Entretien avec Alain Bauer, essayiste, enseignant et criminologue
Selon Alain Bauer, les cyberattaques et les hackers changent de profil. Criminels, terroristes, militants, mercenaires : les hackers ont des visages multiples.
Solutions numériques et cybersécurité – Les experts prévoient une recrudescence des cyberattaques en France, en particulier à l’occasion des JO.
A.B. – C’est le cas pour tout événement à forte résonance et des ICS d’attaques ont été enregistrés pour les dernières grandes compétitions internationales du même type. Il est donc plus que probable que les JO de Paris constitueront une cible de choix pour les hackers criminels, mercenaires et d’État.
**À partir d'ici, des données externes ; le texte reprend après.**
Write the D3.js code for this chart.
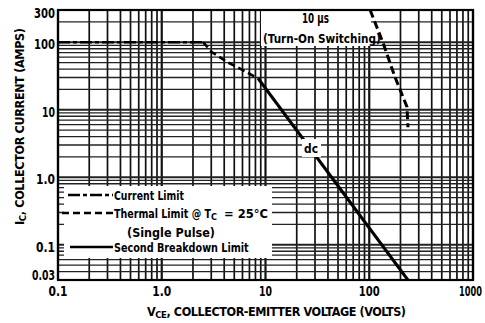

Outre la gestion complexe des athlètes de pays plus ou moins exclus des compétitions, la possibilité pour certains acteurs en guerre de se faire entendre par la perturbation ou la propagande constitue un incitatif puissant. La destruction des outils serait un pas qui ne semble pas utile pour les opérateurs les plus affirmés (Russie, Corée du Nord, Iran…), mais des sous-traitants ou des indépendants pourraient être tentés de pirater la billetterie ou les contrôles d’accès…
Les guerres en Ukraine et en Israël ravivent-elles une forme de cyberguerre ?
La cyberguerre constitue un moyen de la guerre mais ne fait que compléter une panoplie qui va du conventionnel classique à l’arme de destruction massive. Toutes les guerres sont par nature hybrides et ne s’interdisent rien tout en analysant les risques et effets pervers d’un mouvement mal compris générant des représailles. Les cyberattaques sont là depuis longtemps. La cyberguerre pas encore. Le monde n’a pas encore été confronté à un projet de cyberguerre totale dans laquelle les attaques « virtuelles » auraient le même effet dévastateur que les bombardements.
Vous avez dû mesurer le glissement, ces dernières années, du crime traditionnel vers le crime numérique. Les hackers se sont souvent constitués en gangs mafieux.
C’est moins un glissement qu’un complément. Le crime n’abandonne jamais les secteurs traditionnels mais s’intéresse à la technologie pour développer ses capacités et son « offre » de services, qu’il s’agisse de prédation, de chantage ou de blanchiment. Le ransomware ou le détournement des cryptomonnaies viennent s’ajouter aux autres activités ou les moderniser.
Vous avez noté, dans Au commencement était la guerre, les tendance du mercenariat » et de l’ hybridation avec le terrorisme » chez les cyberattaquants.
On assiste à un décloisonnement des différentes formes d’activités criminelles, une tendance à leur fusion et à l’hybridation avec le terrorisme. Les criminels sont à la fois des hackers sociaux, politiques ou économiques, des racketteurs proposant leur protection, des agents d’influence, des espions d’État et des militants. Ces mercenaires de réseau agissent de plus en plus souvent dans un espace de libre-échange et pour le compte du plus offrant.
Les criminels sont agiles, flexibles et de moins en moins tenus par des « codes d’honneur » qui interdisaient certaines pratiques ou certains commerces. Le rajeunissement des acteurs et la décentralisation de certaines structures historiques du crime organisé permettent d’agir sur tous les secteurs et la dématérialisation des échanges influe autant sur les détournements de virements que sur les vols de marchandises ou les opérations de désinformation.
Comment voyez-vous les grandes tendances à court et moyen terme, et notamment le recours à l’IA ?
L’IA est encore très « A » et pas encore très « I ». Mais, à terme, le processus de développement va mettre en péril les outils de chiffrement, la pertinence des algorithmes et la validité des informations susceptibles d’être altérées le long de la chaîne de remontée des données. Le deepfake visuel comme audio commence déjà à faire des ravages.